The nine-year wait for a Fife beach to be made safe from radioactive contamination will continue until at least 2021, the Courier can reveal.
The Ministry of Defence had been due to have its appointed contractor, Balfour Beatty, commence the beach clean-up in July but work has not started.
The MoD has confirmed the removal of hazardous waste from the coastline will not begin until at least April, blaming problems in securing the correct licences as well as the need to protect local wildlife, for the latest delay.
It is the latest set-back for beleaguered residents in the 11-year saga which has left the stretch of Fife coastline fenced off after it was found to be contaminated with hazardous radium from scrapped aircraft instrument panels.
The MoD had previously said it expected the problem to have been resolved by the end of 2018.
A spokesperson said: “Every effort was made to work with our partners to begin the removal of radiological contamination at Dalgety Bay this summer but regrettably, the application for the necessary licence to the Scottish Environmental Protection Agency has been delayed.
“Work is now expected to start in April 2021 – the next available opportunity to ensure there is no disturbance to wintering birds. This is in line with Scottish National Heritage Guidelines.”
News of the further delay has angered community representatives.
SNP MP Neale Hanvey, whose constituency the contaminated beach is in, said the community had a right to be furious.
“Everyone accepts that coronavirus has had an impact on all kinds of projects, but the MoD has a clear responsibility to keep the community and its representatives regularly updated about this longstanding, necessary and important work.
“They were slow to take responsibility for the contamination in the first place and have tried to shift the blame for delays. Now, we have had to pry this revised timetable out of them.

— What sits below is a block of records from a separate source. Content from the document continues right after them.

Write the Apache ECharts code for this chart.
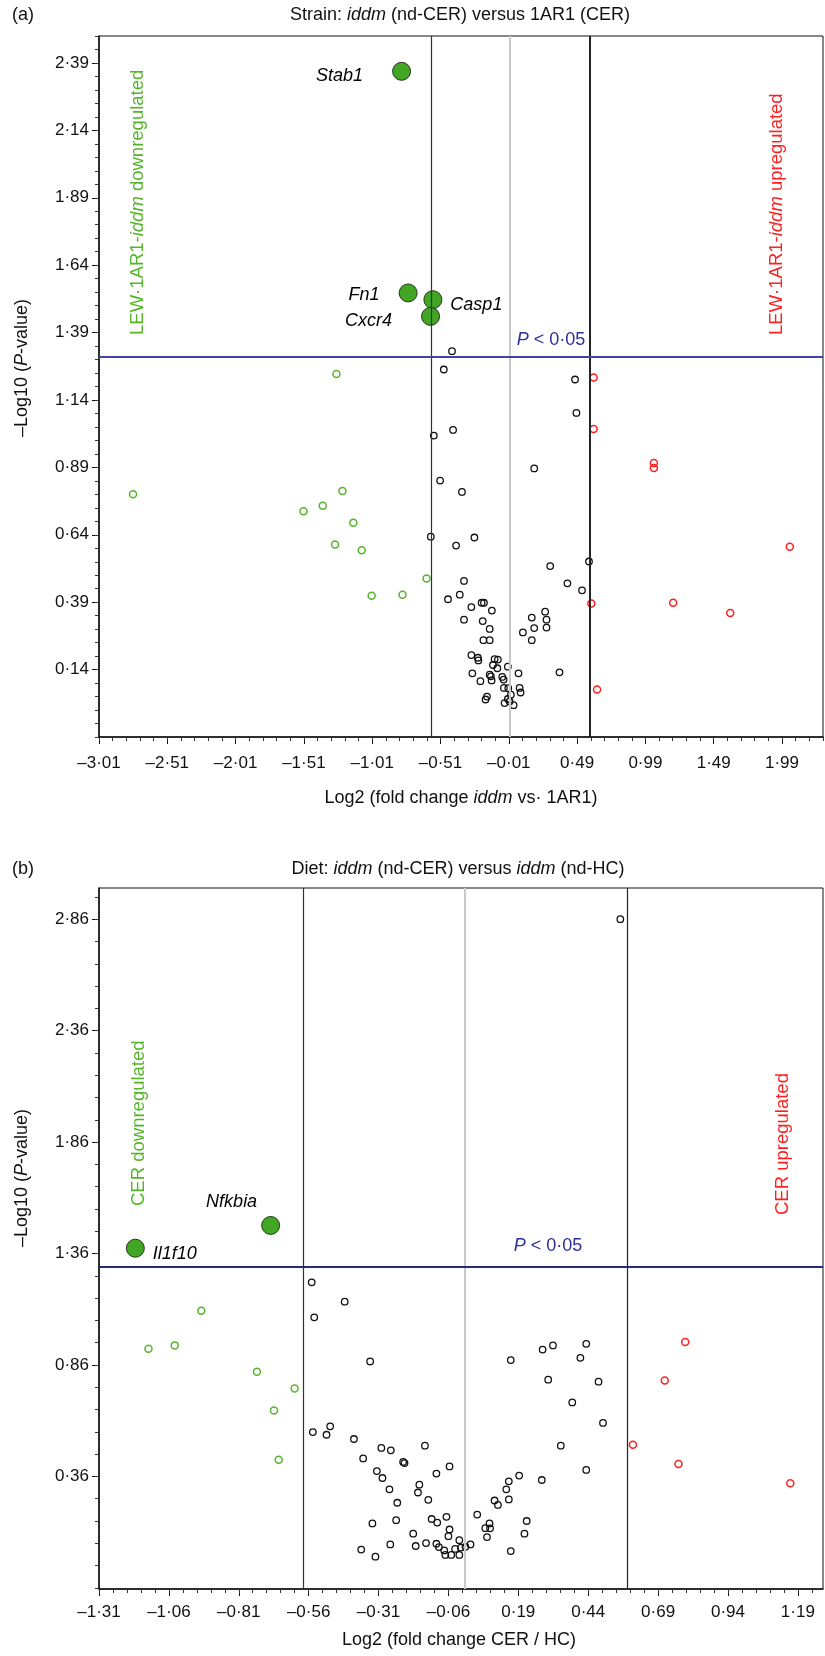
<!DOCTYPE html>
<html>
<head>
<meta charset="utf-8">
<title>Volcano plots</title>
<script src="https://cdn.jsdelivr.net/npm/echarts@6/dist/echarts.min.js"></script>
<style>
  html, body { margin: 0; padding: 0; background: #fff; }
  #chart { width: 825px; height: 1656px; }
</style>
</head>
<body>
<div id="chart"></div>
<script>
// (a) strain: iddm (nd-CER) vs 1AR1 (CER) -- [log2 fold change, -log10 P]
var strainNs = [
  [-0.426, 1.321], [-0.486, 1.253], [-0.559, 1.008], [-0.418, 1.029], [-0.513, 0.841],
  [-0.353, 0.799], [-0.581, 0.633], [-0.262, 0.630], [-0.396, 0.600], [-0.338, 0.469],
  [-0.455, 0.401], [-0.369, 0.418], [-0.284, 0.372], [-0.209, 0.388], [-0.192, 0.388],
  [-0.134, 0.359], [-0.338, 0.325], [-0.201, 0.320], [-0.150, 0.291], [-0.196, 0.249],
  [-0.150, 0.249], [-0.284, 0.194], [-0.236, 0.184], [-0.233, 0.174], [-0.114, 0.179],
  [-0.090, 0.177], [-0.126, 0.157], [-0.094, 0.145], [-0.017, 0.151], [-0.277, 0.126],
  [-0.150, 0.121], [-0.141, 0.115], [-0.136, 0.100], [-0.218, 0.097], [-0.058, 0.113],
  [-0.048, 0.103], [0.061, 0.126], [-0.046, 0.072], [-0.014, 0.071], [0.069, 0.072],
  [0.076, 0.055], [-0.170, 0.040], [-0.180, 0.029], [0.005, 0.047], [-0.017, 0.031],
  [-0.041, 0.016], [-0.004, 0.022], [0.025, 0.008], [0.093, 0.278],
  [0.475, 1.216], [0.485, 1.092], [0.176, 0.886], [0.577, 0.541], [0.293, 0.524],
  [0.419, 0.460], [0.526, 0.434], [0.256, 0.355], [0.158, 0.333], [0.266, 0.325],
  [0.176, 0.294], [0.266, 0.296], [0.158, 0.249], [0.361, 0.130]
];
var strainDown = [
  [-2.761, 0.790], [-1.272, 1.236], [-1.228, 0.802], [-1.513, 0.727], [-1.372, 0.748],
  [-1.148, 0.685], [-1.282, 0.604], [-1.087, 0.583], [-0.612, 0.478], [-1.014, 0.414],
  [-0.788, 0.418]
];
var strainUp = [
  [0.611, 1.223], [0.611, 1.032], [1.052, 0.906], [1.052, 0.888], [2.047, 0.596],
  [0.594, 0.385], [1.193, 0.388], [1.611, 0.350], [0.636, 0.066]
];
var strainGenes = ['Stab1', 'Fn1', 'Casp1', 'Cxcr4'];
var strainGeneX = [-0.795, -0.747, -0.566, -0.583];
var strainGeneY = [2.359, 1.537, 1.512, 1.450];
var strainXTicks = [-3.01, -2.51, -2.01, -1.51, -1.01, -0.51, -0.01, 0.49, 0.99, 1.49, 1.99];
var strainYTicks = [0.14, 0.39, 0.64, 0.89, 1.14, 1.39, 1.64, 1.89, 2.14, 2.39];

// (b) diet: iddm (nd-CER) vs iddm (nd-HC)
var dietNs = [
  [-0.549, 1.231], [-0.540, 1.074], [-0.431, 1.144], [-0.340, 0.876], [0.163, 0.882],
  [-0.545, 0.559], [-0.496, 0.547], [-0.483, 0.585], [-0.398, 0.528], [-0.365, 0.441],
  [-0.300, 0.488], [-0.266, 0.477], [-0.222, 0.425], [-0.217, 0.420], [-0.144, 0.498],
  [-0.056, 0.405], [-0.103, 0.373], [-0.316, 0.384], [-0.296, 0.353], [-0.271, 0.302],
  [-0.164, 0.323], [-0.169, 0.288], [-0.243, 0.242], [-0.132, 0.255], [-0.332, 0.149],
  [-0.247, 0.164], [-0.120, 0.169], [-0.100, 0.153], [-0.067, 0.179], [-0.056, 0.122],
  [-0.060, 0.092], [-0.186, 0.103], [-0.372, 0.032], [-0.321, 0.000], [-0.268, 0.055],
  [-0.177, 0.048], [-0.140, 0.061], [-0.103, 0.058], [-0.094, 0.043], [-0.075, 0.028],
  [-0.071, 0.008], [-0.050, 0.008], [-0.036, 0.035], [-0.021, 0.074], [-0.021, 0.008],
  [-0.015, 0.041], [0.001, 0.044], [0.019, 0.055], [0.043, 0.189], [0.072, 0.128],
  [0.087, 0.149], [0.089, 0.127], [0.078, 0.088], [0.105, 0.252], [0.117, 0.232],
  [0.147, 0.302], [0.156, 0.338], [0.156, 0.257], [0.193, 0.364], [0.163, 0.025],
  [0.220, 0.160], [0.212, 0.103],
  [0.277, 0.929], [0.314, 0.948], [0.433, 0.955], [0.412, 0.892], [0.297, 0.794],
  [0.477, 0.785], [0.383, 0.692], [0.493, 0.600], [0.342, 0.498], [0.433, 0.389],
  [0.274, 0.344], [0.555, 2.860]
];
var dietDown = [
  [-0.944, 1.103], [-1.133, 0.933], [-1.039, 0.948], [-0.745, 0.830], [-0.610, 0.754],
  [-0.684, 0.656], [-0.667, 0.435]
];
var dietUp = [
  [0.787, 0.963], [0.714, 0.790], [0.600, 0.502], [0.763, 0.416], [1.163, 0.329]
];
var dietGenes = ['Il1f10', 'Nfkbia'];
var dietGeneX = [-1.180, -0.696];
var dietGeneY = [1.384, 1.486];
var dietXTicks = [-1.31, -1.06, -0.81, -0.56, -0.31, -0.06, 0.19, 0.44, 0.69, 0.94, 1.19];
var dietYTicks = [0.36, 0.86, 1.36, 1.86, 2.36, 2.86];

var foldCut = 0.585; // log2(1.5)
var pCut = 1.301;    // -log10(0.05)

var FONT = '"Liberation Sans", Arial, Helvetica, sans-serif';
var GREEN = '#55b52a';
var RED = '#ff1f1f';

// where each gene name sits next to its dot
var geneLabel = {
  Stab1: { position: 'left', distance: 29, offset: [0, 5] },
  Fn1: { position: 'left', distance: 19, offset: [0, 2] },
  Casp1: { position: 'right', distance: 8, offset: [0, 5] },
  Cxcr4: { position: 'left', distance: 29, offset: [0, 5] },
  Nfkbia: { position: 'left', distance: 4, offset: [0, -23] },
  Il1f10: { position: 'right', distance: 8, offset: [0, 6] }
};

function fmt(v) {
  var s = Math.abs(v).toFixed(2).replace('.', '\u00b7');
  return (v < -1e-9 ? '\u2013' : '') + s;
}

function steps(anchor, step, min, max) {
  var out = [];
  var k0 = Math.ceil((min - anchor) / step - 1e-6);
  var k1 = Math.floor((max - anchor) / step + 1e-6);
  for (var k = k0; k <= k1; k++) out.push(+(anchor + k * step).toFixed(4));
  return out;
}

function mainAxis(grid, pos, min, max, ticks, margin) {
  return {
    type: 'value', gridIndex: grid, position: pos, min: min, max: max,
    axisLine: { show: true, onZero: false, lineStyle: { color: '#111', width: 1.5 } },
    axisTick: { show: true, customValues: ticks, length: 7, lineStyle: { color: '#111', width: 1 } },
    axisLabel: {
      show: true, customValues: ticks, formatter: fmt, margin: margin,
      color: '#111', fontSize: 17, fontFamily: FONT, lineHeight: 17
    },
    splitLine: { show: false }
  };
}

function minorAxis(grid, pos, min, max, ticks) {
  return {
    type: 'value', gridIndex: grid, position: pos, min: min, max: max,
    axisLine: { show: false, onZero: false },
    axisTick: { show: true, customValues: ticks, length: 4, lineStyle: { color: '#333', width: 1 } },
    axisLabel: { show: false },
    splitLine: { show: false }
  };
}

function genes(names, xs, ys) {
  return names.map(function (n, i) {
    var p = geneLabel[n];
    return {
      name: n, value: [xs[i], ys[i]],
      label: { position: p.position, distance: p.distance, offset: p.offset }
    };
  });
}

function panelSeries(ax, ns, down, up, geneData, pColor, rightWidth) {
  return [
    {
      type: 'scatter', xAxisIndex: ax, yAxisIndex: ax, data: [], z: 1, silent: true,
      markLine: {
        symbol: ['none', 'none'], silent: true, animation: false,
        label: { show: false },
        data: [
          { xAxis: 0, lineStyle: { color: '#c9c9c9', width: 2, type: 'solid' } },
          { xAxis: -foldCut, lineStyle: { color: '#333', width: 1.2, type: 'solid' } },
          { xAxis: foldCut, lineStyle: { color: '#222', width: rightWidth, type: 'solid' } },
          { yAxis: pCut, lineStyle: { color: pColor, width: 2, type: 'solid' } }
        ]
      }
    },
    {
      type: 'scatter', xAxisIndex: ax, yAxisIndex: ax, data: ns, z: 3,
      symbol: 'circle', symbolSize: 6.5,
      itemStyle: { color: 'rgba(0,0,0,0)', borderColor: '#111', borderWidth: 1.3, opacity: 1 }
    },
    {
      type: 'scatter', xAxisIndex: ax, yAxisIndex: ax, data: down, z: 3,
      symbol: 'circle', symbolSize: 7,
      itemStyle: { color: 'rgba(0,0,0,0)', borderColor: GREEN, borderWidth: 1.5, opacity: 1 }
    },
    {
      type: 'scatter', xAxisIndex: ax, yAxisIndex: ax, data: up, z: 3,
      symbol: 'circle', symbolSize: 7,
      itemStyle: { color: 'rgba(0,0,0,0)', borderColor: RED, borderWidth: 1.5, opacity: 1 }
    },
    {
      type: 'scatter', xAxisIndex: ax, yAxisIndex: ax, data: geneData, z: 4,
      symbol: 'circle', symbolSize: 18,
      itemStyle: { color: '#43a524', borderColor: '#26361f', borderWidth: 1, opacity: 1 },
      label: {
        show: true, formatter: '{b}', color: '#000', fontSize: 18,
        fontStyle: 'italic', fontFamily: FONT
      }
    }
  ];
}

function txt(x, y, text, size, color, opt) {
  opt = opt || {};
  var align = opt.align || 'center';
  return {
    type: 'text', x: x, y: y, rotation: opt.rot || 0, silent: true,
    style: {
      text: text, fill: color, fontSize: size, fontFamily: FONT,
      fontStyle: opt.italic ? 'italic' : 'normal',
      align: align, textAlign: align, verticalAlign: 'middle', textVerticalAlign: 'middle',
      rich: {
        n: { fontSize: size, fontFamily: FONT, fill: color, fontStyle: 'normal' },
        i: { fontSize: size, fontFamily: FONT, fill: color, fontStyle: 'italic' }
      }
    }
  };
}

var ax = { aX: [-3.01, 2.29], aY: [-0.11, 2.49], bX: [-1.31, 1.28], bY: [-0.145, 3.0] };

var chart = echarts.init(document.getElementById('chart'));
chart.setOption({
  animation: false,
  backgroundColor: '#fff',
  grid: [
    { left: 99, top: 36, width: 724, height: 701, show: true, borderColor: '#111', borderWidth: 1, backgroundColor: 'transparent' },
    { left: 99, top: 888, width: 724, height: 701, show: true, borderColor: '#111', borderWidth: 1, backgroundColor: 'transparent' }
  ],
  xAxis: [
    mainAxis(0, 'bottom', ax.aX[0], ax.aX[1], strainXTicks, 18),
    minorAxis(0, 'bottom', ax.aX[0], ax.aX[1], steps(-3.01, 0.1, ax.aX[0], ax.aX[1])),
    mainAxis(1, 'bottom', ax.bX[0], ax.bX[1], dietXTicks, 15),
    minorAxis(1, 'bottom', ax.bX[0], ax.bX[1], steps(-1.31, 0.05, ax.bX[0], ax.bX[1]))
  ],
  yAxis: [
    mainAxis(0, 'left', ax.aY[0], ax.aY[1], strainYTicks, 10),
    minorAxis(0, 'left', ax.aY[0], ax.aY[1], steps(0.14, 0.05, ax.aY[0], ax.aY[1])),
    mainAxis(1, 'left', ax.bY[0], ax.bY[1], dietYTicks, 10),
    minorAxis(1, 'left', ax.bY[0], ax.bY[1], steps(0.36, 0.1, ax.bY[0], ax.bY[1]))
  ],
  series: panelSeries(0, strainNs, strainDown, strainUp, genes(strainGenes, strainGeneX, strainGeneY), '#4343a3', 2)
    .concat(panelSeries(2, dietNs, dietDown, dietUp, genes(dietGenes, dietGeneX, dietGeneY), '#28287f', 1.2)),
  graphic: [
    txt(12, 15, '(a)', 18, '#111', { align: 'left' }),
    txt(460, 15, '{n|Strain: }{i|iddm}{n| (nd-CER) versus 1AR1 (CER)}', 18, '#111'),
    txt(22, 368, '{n|\u2013Log10 (}{i|P}{n|-value)}', 18, '#111', { rot: Math.PI / 2 }),
    txt(461, 798, '{n|Log2 (fold change }{i|iddm}{n| vs\u00b7 1AR1)}', 18, '#111'),
    txt(138, 335, '{n|LEW\u00b71AR1-}{i|iddm}{n| downregulated}', 18.5, GREEN, { rot: Math.PI / 2, align: 'left' }),
    txt(777, 335, '{n|LEW\u00b71AR1-}{i|iddm}{n| upregulated}', 18.5, RED, { rot: Math.PI / 2, align: 'left' }),
    txt(551, 340, '{i|P}{n| < 0\u00b705}', 18, '#2e2e9a'),

    txt(12, 869, '(b)', 18, '#111', { align: 'left' }),
    txt(458, 869, '{n|Diet: }{i|iddm}{n| (nd-CER) versus }{i|iddm}{n| (nd-HC)}', 18, '#111'),
    txt(22, 1178, '{n|\u2013Log10 (}{i|P}{n|-value)}', 18, '#111', { rot: Math.PI / 2 }),
    txt(459, 1640, 'Log2 (fold change CER / HC)', 18, '#111'),
    txt(138.5, 1206, 'CER downregulated', 18.5, GREEN, { rot: Math.PI / 2, align: 'left' }),
    txt(783, 1215, 'CER upregulated', 18.5, RED, { rot: Math.PI / 2, align: 'left' }),
    txt(548, 1246, '{i|P}{n| < 0\u00b705}', 18, '#2e2e9a')
  ]
});
</script>
</body>
</html>
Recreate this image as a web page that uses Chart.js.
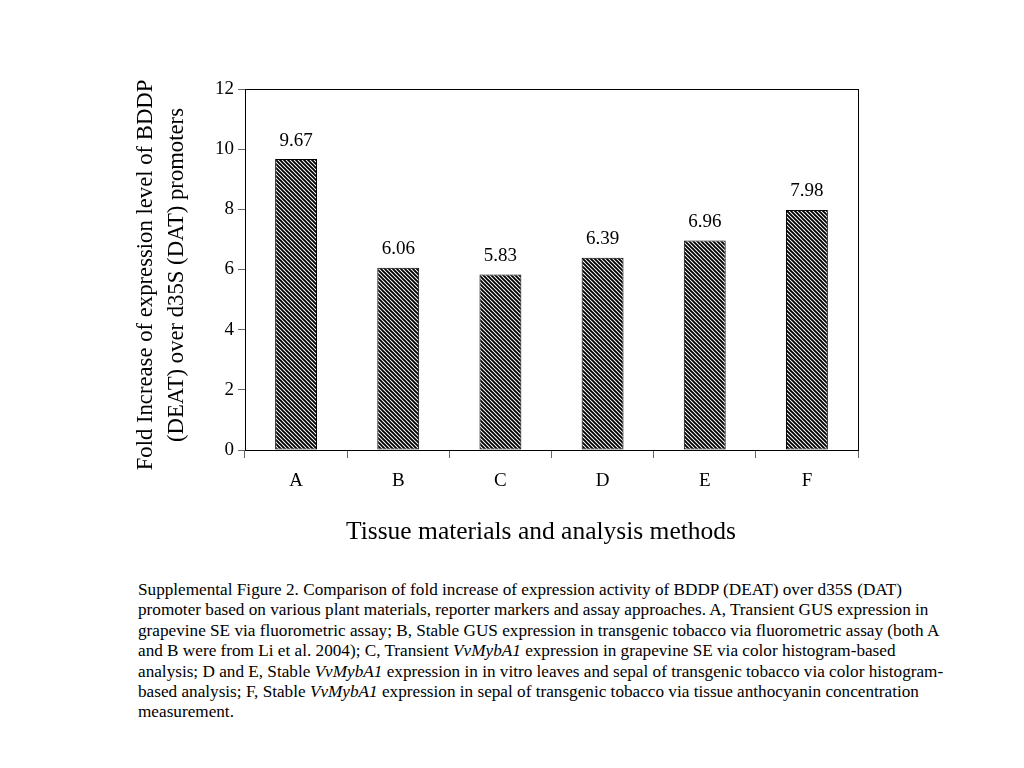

Dalgety Bay Councillor David Barratt added: “The UK Government and MoD have had years to plan for the clean up and should have been ready to go.
“The process for re-opening construction sites started at the end of May and while some delay could be expected it’s hugely disappointing to find that the MoD haven’t even made preparations at the site ahead of the removal.
“The community has grown tired of broken promises, poor communication and won’t believe further commitments until we see well advanced works on the ground.”
Mr Hanvey said he has written to Jeremy Quin MP, the UK Government Minister for Defence Procurement, to register his disappointment and to ensure commitments to remove the contamination are met.